1863 NEW HAVEN ARMS HENRY Lever Action Rifle .44 CIVIL WAR Antique
Iconic Civil War Period Production Repeating Rifle
Here we present an antique New Haven Arms Company Henry Rifle, made circa 1863 in New Haven, Connecticut. Roughly 14,000 of the revolutionary Henry Rifles were produced from 1860 up to 1866. While not the perfected lever action rifle, the Henry Rifle was the culmination of two previous major lever action repeater attempts and forged the way for the successful line of Winchester rifles to follow. To go back to the start of the Henry Rifle, you have to look at the lives of Horace Smith and Daniel Wesson. Smith took the basic principles inherent in the Lewis Jennings Rifle and produced an improved form through the “Volcanic” rifle and pistol line. In turn, Smith and Wesson then purchased the Jennings patent from Robbins & Lawrence, and more importantly, recruited away their shop foreman, inventor Benjamin Tyler Henry, after whom the rifle was eventually named. With the foundation now in place, the group needed the capital to further their “Volcanic” firearms endeavor. They incorporated to become the “Volcanic Repeating Arms Company” with several investors brought to the table, primary among those was clothing businessman Oliver Winchester. By the end of 1856, the company had fallen on hard times and the Volcanic line failed. Primed for the taking, Winchester moved in and purchased the rest of the company, moved the plant to New Haven, Connecticut, and changed its name to the “New Haven Arms company” at the end of April of 1857. Smith and Wesson left to start their own highly successful venture, and the company continued under the direction of Benjamin Tyler Henry. Henry furthered the development of a new rimfire cartridge and its corresponding lever action rifle, based loosely on the Volcanic. The new cartridge became the “.44 Henry” and the new rifle became the “Henry Rifle”, appearing in 1860.

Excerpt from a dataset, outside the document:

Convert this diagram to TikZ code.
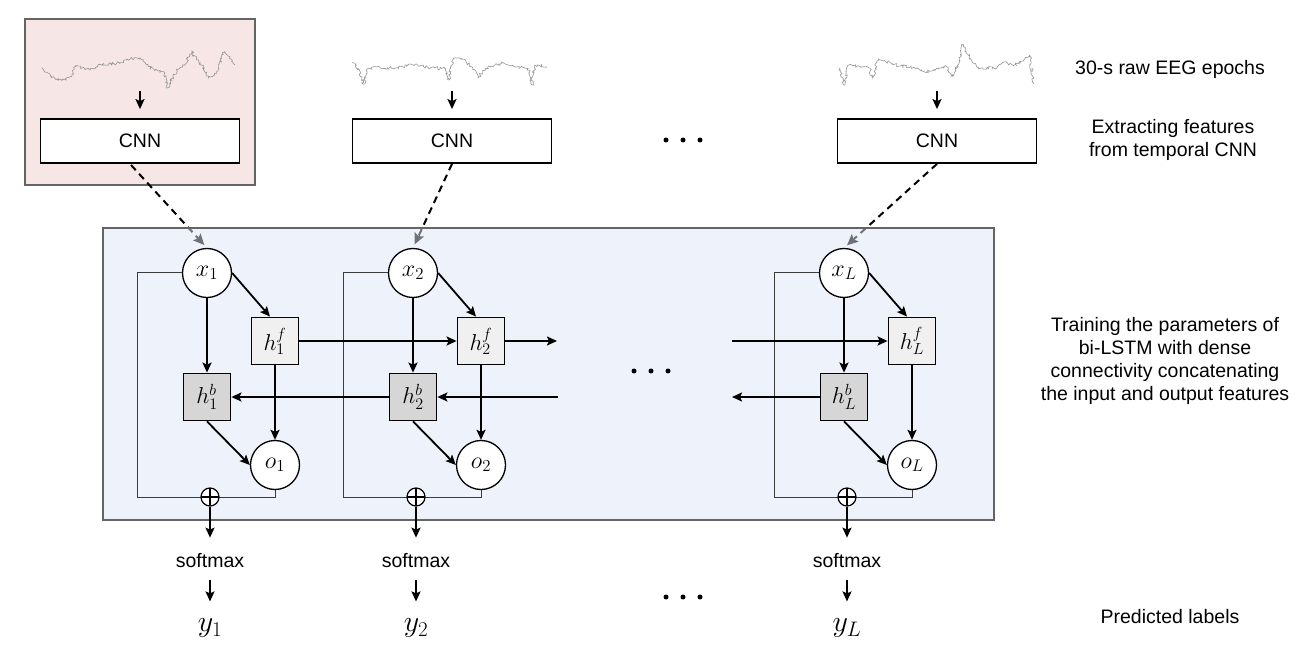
\RequirePackage{fix-cm}
\documentclass[tikz,border=0pt]{standalone}
\usepackage{fontspec}
\setmainfont{Liberation Sans}
\usetikzlibrary{arrows.meta,decorations.pathmorphing,calc}
\definecolor{pinkbg}{RGB}{247,230,230}
\definecolor{bluebg}{RGB}{221,229,245}
\definecolor{framecol}{RGB}{100,100,100}
\definecolor{hfcol}{RGB}{240,240,240}
\definecolor{hbcol}{RGB}{214,214,214}
\definecolor{eegcol}{RGB}{150,150,150}
\definecolor{loopcol}{RGB}{60,60,60}
\begin{document}
\begin{tikzpicture}[x=1pt,y=-1pt,
  lbl/.style={font=\fontsize{19.5}{23}\selectfont, align=center, inner sep=0pt},
  ylbl/.style={font=\fontsize{30}{34}\selectfont, inner sep=0pt},
  cnnbox/.style={draw, line width=1.8pt, fill=white, minimum width=199pt, minimum height=44pt, inner sep=0pt, font=\fontsize{19.5}{23}\selectfont},
  xnode/.style={circle, draw, line width=1.3pt, fill=white, minimum size=49pt, inner sep=0pt, font=\fontsize{24}{28}\selectfont},
  hfbox/.style={draw, line width=1.8pt, fill=hfcol, minimum size=47pt, inner sep=0pt, font=\fontsize{23}{27}\selectfont},
  hbbox/.style={hfbox, fill=hbcol},
  arr/.style={line width=1.8pt, -{Stealth[length=10pt,width=9pt,inset=2pt]}},
  feed/.style={line width=2pt, dash pattern=on 7pt off 5pt, -{Stealth[length=11pt,width=10pt,inset=2pt]}},
  loopline/.style={line width=1pt, draw=loopcol},
  oplus/.style={circle, draw, line width=1.2pt, fill=white, minimum size=18pt, inner sep=0pt,
    path picture={\draw[line width=1.2pt] (path picture bounding box.north) -- (path picture bounding box.south) (path picture bounding box.west) -- (path picture bounding box.east);}},
  eegline/.style={draw=eegcol, line width=0.6pt, line join=round, decorate, decoration={random steps, segment length=1.3pt, amplitude=1.6pt}},
  bigdot/.style={circle, fill=black, inner sep=0pt, minimum size=5pt}
]
\useasboundingbox (0,0) rectangle (1310,652);
\pgfmathsetseed{11}

% pink frame around first CNN
\draw[fill=pinkbg, draw=framecol, line width=2pt] (25,19) rectangle (255,185);

% EEG signals
\draw[eegline] (41.7,67.7) -- (51.7,77.7) -- (63,80) -- (71.7,76.7) -- (75,65.7) -- (90,70) -- (100,64.3) -- (116.7,63.3) -- (130,59) -- (140,57.7) -- (148.3,66.7) -- (158.3,71) -- (163.3,71.7) -- (167.7,87.7) -- (176.7,70) -- (185,65) -- (191.7,51) -- (196.7,60) -- (203.3,66.7) -- (208.3,78.3) -- (216.7,73.3) -- (222.7,52.3) -- (230,56.7) -- (235,64.3);
\draw[eegline] (352.3,62.3) -- (358.3,68.3) -- (363.3,84.3) -- (368.3,68.3) -- (378,66.7) -- (395,68.3) -- (411.7,64.3) -- (428.3,67.7) -- (445,68.3) -- (449,80) -- (453.3,58.3) -- (465,60) -- (471.7,66.7) -- (478.3,77.7) -- (485,68.3) -- (501.7,63.3) -- (518.3,66.7) -- (528.3,68.3) -- (531.7,85) -- (535,65) -- (546.7,66.7);
\draw[eegline] (840,67.7) -- (844,85) -- (848.3,65) -- (863.3,66.7) -- (870,68.3) -- (872.3,78.3) -- (878.3,59) -- (896.7,65) -- (916.7,68.3) -- (926.7,71.7) -- (946.7,66.7) -- (951.7,76.7) -- (956.7,68.3) -- (962.7,45) -- (970,58.3) -- (978.3,68.3) -- (996.7,68.3) -- (1003.3,62.3) -- (1013.3,65.7) -- (1023.3,61) -- (1030,55) -- (1033.3,83.3);
\coordinate (e1) at (140,91);
\coordinate (e2) at (452,91);
\coordinate (e3) at (937,91);

% CNN boxes
\node[cnnbox] (cnn1) at (140,141) {CNN};
\node[cnnbox] (cnn2) at (452,141) {CNN};
\node[cnnbox] (cnn3) at (937,141) {CNN};
\draw[arr, shorten >=9pt] (e1) -- (cnn1.north);
\draw[arr, shorten >=9pt] (e2) -- (cnn2.north);
\draw[arr, shorten >=9pt] (e3) -- (cnn3.north);

% feed arrows (drawn before the translucent panel)
\coordinate (xc1) at (207,248);
\coordinate (xc2) at (413,248);
\coordinate (xc3) at (844,248);
\coordinate (fs1) at (131,165);
\draw[feed, shorten >=4pt] (fs1) -- (xc1);
\draw[feed, shorten >=4pt] (cnn2.south) -- (xc2);
\draw[feed, shorten >=4pt] (cnn3.south) -- (xc3);

% blue panel
\fill[bluebg, fill opacity=0.5] (103,228) rectangle (994,520);
\draw[draw=framecol, line width=2pt] (103,228) rectangle (994,520);

% columns
\foreach \c/\X/\s in {1/207/1, 2/413/2, L/844/L}{
  \node[xnode] (x\c) at (\X,273) {$x_{\s}$};
  \node[hfbox] (hf\c) at (\X+68,341) {$h_{\s}^{f}$};
  \node[hbbox] (hb\c) at (\X,397) {$h_{\s}^{b}$};
  \node[xnode] (o\c) at (\X+68,465) {$o_{\s}$};
  \coordinate (ll\c) at (\X-70,497);
  \draw[loopline] (x\c.west) -| (ll\c) -| (o\c.south);
  \node[oplus] (p\c) at (\X+3,497) {};
  \draw[arr] (x\c.south) -- (hb\c.north);
  \draw[arr] (x\c.east) -- ([xshift=-5pt]hf\c.north);
  \draw[arr] (hf\c.south) -- (o\c.north);
  \draw[arr] (hb\c.south) -- (o\c.west);
  \node[lbl] (sm\c) at (\X+3,561) {softmax};
  \node[ylbl] (y\c) at (\X+3,628) {$y_{\s}$};
  \draw[arr, shorten >=16pt] (p\c.south) -- (sm\c.north);
  \draw[arr, shorten <=12pt, shorten >=17pt] (sm\c.south) -- (y\c.north);
}

% recurrent connections
\coordinate (fo2) at (557,341);
\coordinate (fiL) at (732,341);
\coordinate (bi2) at (558,397);
\coordinate (boL) at (732,397);
\draw[arr] (hf1.east) -- (hf2.west);
\draw[arr] (hf2.east) -- (fo2);
\draw[arr] (fiL) -- (hfL.west);
\draw[arr] (bi2) -- (hb2.east);
\draw[arr] (hb2.west) -- (hb1.east);
\draw[arr] (hbL.west) -- (boL);

% ellipsis dots
\foreach \yy/\xx in {140/683, 371/651, 597/683}{
  \node[bigdot] at (\xx-17,\yy) {};
  \node[bigdot] at (\xx,\yy) {};
  \node[bigdot] at (\xx+17,\yy) {};
}

% right-hand labels
\node[lbl] (t1) at (1170,69) {30-s raw EEG epochs};
\node[lbl] (t2) at (1173,140) {Extracting features\\from temporal CNN};
\node[lbl] (t3) at (1165,361) {Training the parameters of\\bi-LSTM with dense\\connectivity concatenating\\the input and output features};
\node[lbl] (t4) at (1170,617) {Predicted labels};
\end{tikzpicture}
\end{document}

The Henry Rifle found its way to the battlefield with Union soldiers in the Civil War. Per Flayderman “Quite a few company-size Union outfits, especially those from Kentucky, Illinois, Indiana and Missouri purchased at their own expense, and carried, Henry rifles.” There were also about 1700 rifles purchased by the federal government and issued to the 1st Maine and 1st District of Columbia Cavalries. Both the Henry and the comparable Spencer Rifle would introduce the new “lever action repeater” breech loading firearm to the mass market, harkening the beginning of the end of the long-held tradition of single-shot firearms for military service. These rifles saw much hard use during the war as well as afterwards and tend to show it. The historical record also shows that Henrys were among those rifles in the hands of Lakota and Cheyenne warriors when they defeated Custer’s 7th Cavalry in the Montana Territory, at the Battle of Little Bighorn (aka Battle of the Greasy Grass) in 1876.
The Henry Rifle would eventually serve as the starting point for the legendary Winchester Model 1866 just a few years later, and the New Haven Arms Company would be renamed once more to the Winchester Repeating Arms Company at the end of the American Civil War.
This rifle features a 24-inch octagonal barrel and crescent butt plate with a trap or compartment for a cleaning rod. The magazine holds 15 shots and is loaded by swiveling the front portion of the barrel to the side. The Henry rifle appears peculiar to the modern eye due to its lack of a fore stock and a loading gate in the receiver—two things that were remedied with the Winchester 1866. This may appear a simplistic-looking lever gun, and it is. Yet it was the cutting edge of firearms technology in its day and sparked a revolution in firearms development that was only really rivaled at the time by Christopher Spencer’s namesake rifle and carbine. It is a must for the collector of Civil War, cowboy, Winchester, or firearms evolution in general. These are quite rare, especially in this condition, given how, when, and where they were used.
As folklore goes, there were Confederate soldiers who said that this is “That Damned Yankee rifle that can be loaded on Sunday and fired all week” and was one of the most advanced firearms of the war. This is a wonderful, original, Civil War manufacture Henry Rifle that would have seen use well into the late-19th Century!
The overall condition is very good. Original finish and patina. The action is excellent. The bore is clean and reflective with strong rifling—very nice for the age and black powder use. The stock shows use and remains solid. A superb piece of history!
Own the original! This is a legitimate antique and not a reproduction.
Barrel is 24 inches.
Caliber: .44 Henry Rimfire
Overall condition as seen in photos.